Aim of the exercise> Your task is to transcribe all of the records exactly and leave out the pictures.

Exercise data>

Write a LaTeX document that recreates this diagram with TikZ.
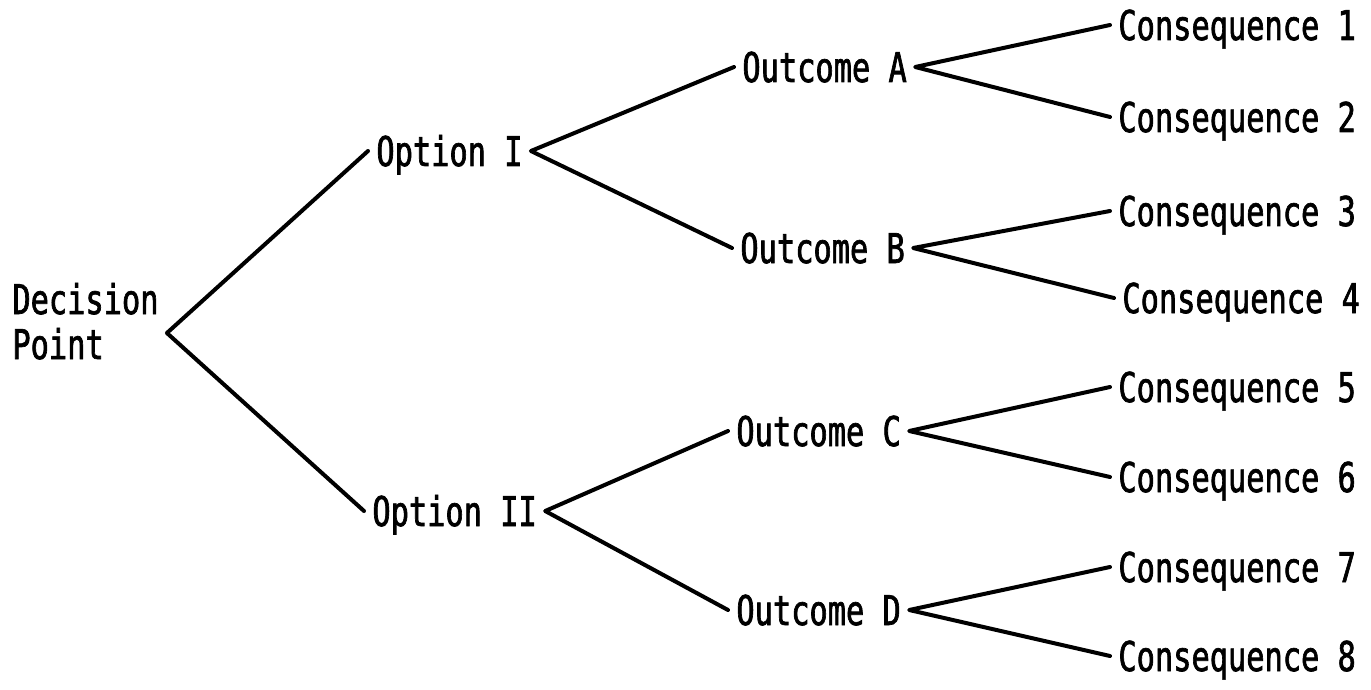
\documentclass[tikz,border=0pt]{standalone}
\usepackage{fontspec}
\newfontfamily\typewriter[FakeStretch=0.74,FakeBold=1.6]{DejaVu Sans Mono}
\begin{document}
\begin{tikzpicture}[x=0.5pt,y=-0.5pt,
  lbl/.style={anchor=west,inner xsep=4pt,inner ysep=0pt,
    font=\typewriter\fontsize{20.5}{22.5}\selectfont,text height=15pt,text depth=0pt},
  branch/.style={draw=black,line width=2pt,line cap=round,line join=round}]
\useasboundingbox (0,0) rectangle (1371,690);
\node[lbl,align=left] (dp) at (4,344) {Decision\\Point};
\node[lbl] (o1) at (368,151) {Option I};
\node[lbl] (o2) at (364,511) {Option II};
\node[lbl] (oa) at (734,67) {Outcome A};
\node[lbl] (ob) at (732,248) {Outcome B};
\node[lbl] (oc) at (728,431) {Outcome C};
\node[lbl] (od) at (728,610) {Outcome D};
\node[lbl] (c1) at (1110,25) {Consequence 1};
\node[lbl] (c2) at (1110,117) {Consequence 2};
\node[lbl] (c3) at (1110,211) {Consequence 3};
\node[lbl] (c4) at (1114,298) {Consequence 4};
\node[lbl] (c5) at (1110,387) {Consequence 5};
\node[lbl] (c6) at (1110,477) {Consequence 6};
\node[lbl] (c7) at (1110,567) {Consequence 7};
\node[lbl] (c8) at (1110,656) {Consequence 8};
\draw[branch] (o1.west) -- ([yshift=5.5pt]dp.east) -- (o2.west);
\draw[branch] (oa.west) -- (o1.east) -- (ob.west);
\draw[branch] (oc.west) -- (o2.east) -- (od.west);
\draw[branch] (c1.west) -- (oa.east) -- (c2.west);
\draw[branch] (c3.west) -- (ob.east) -- (c4.west);
\draw[branch] (c5.west) -- (oc.east) -- (c6.west);
\draw[branch] (c7.west) -- (od.east) -- (c8.west);
\end{tikzpicture}
\end{document}
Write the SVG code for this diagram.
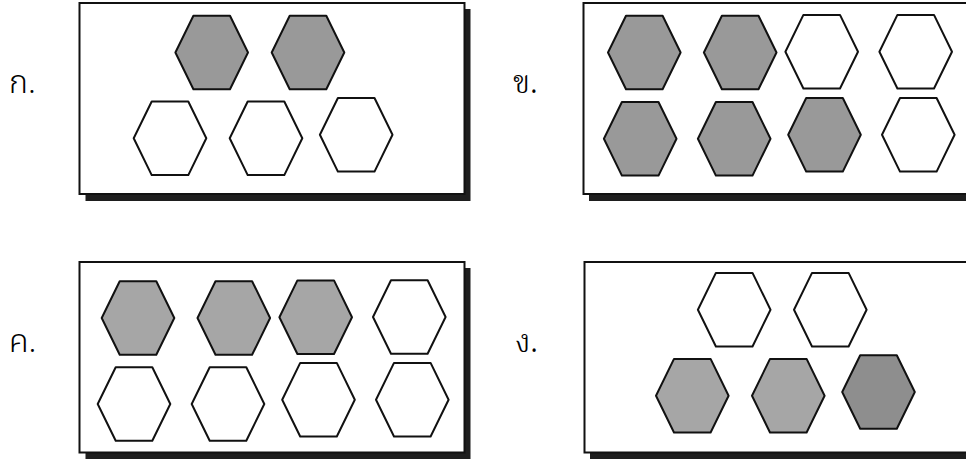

Result for this task>
Write a LaTeX document that recreates this diagram with TikZ.
\documentclass[tikz,border=0pt]{standalone}
\usepackage{fontspec}
\newfontfamily\typewriter[FakeStretch=0.74,FakeBold=1.6]{DejaVu Sans Mono}
\begin{document}
\begin{tikzpicture}[x=0.5pt,y=-0.5pt,
  lbl/.style={anchor=west,inner xsep=4pt,inner ysep=0pt,
    font=\typewriter\fontsize{20.5}{22.5}\selectfont,text height=15pt,text depth=0pt},
  branch/.style={draw=black,line width=2pt,line cap=round,line join=round}]
\useasboundingbox (0,0) rectangle (1371,690);
\node[lbl,align=left] (dp) at (4,344) {Decision\\Point};
\node[lbl] (o1) at (368,151) {Option I};
\node[lbl] (o2) at (364,511) {Option II};
\node[lbl] (oa) at (734,67) {Outcome A};
\node[lbl] (ob) at (732,248) {Outcome B};
\node[lbl] (oc) at (728,431) {Outcome C};
\node[lbl] (od) at (728,610) {Outcome D};
\node[lbl] (c1) at (1110,25) {Consequence 1};
\node[lbl] (c2) at (1110,117) {Consequence 2};
\node[lbl] (c3) at (1110,211) {Consequence 3};
\node[lbl] (c4) at (1114,298) {Consequence 4};
\node[lbl] (c5) at (1110,387) {Consequence 5};
\node[lbl] (c6) at (1110,477) {Consequence 6};
\node[lbl] (c7) at (1110,567) {Consequence 7};
\node[lbl] (c8) at (1110,656) {Consequence 8};
\draw[branch] (o1.west) -- ([yshift=5.5pt]dp.east) -- (o2.west);
\draw[branch] (oa.west) -- (o1.east) -- (ob.west);
\draw[branch] (oc.west) -- (o2.east) -- (od.west);
\draw[branch] (c1.west) -- (oa.east) -- (c2.west);
\draw[branch] (c3.west) -- (ob.east) -- (c4.west);
\draw[branch] (c5.west) -- (oc.east) -- (c6.west);
\draw[branch] (c7.west) -- (od.east) -- (c8.west);
\end{tikzpicture}
\end{document}
Write the SVG code for this diagram.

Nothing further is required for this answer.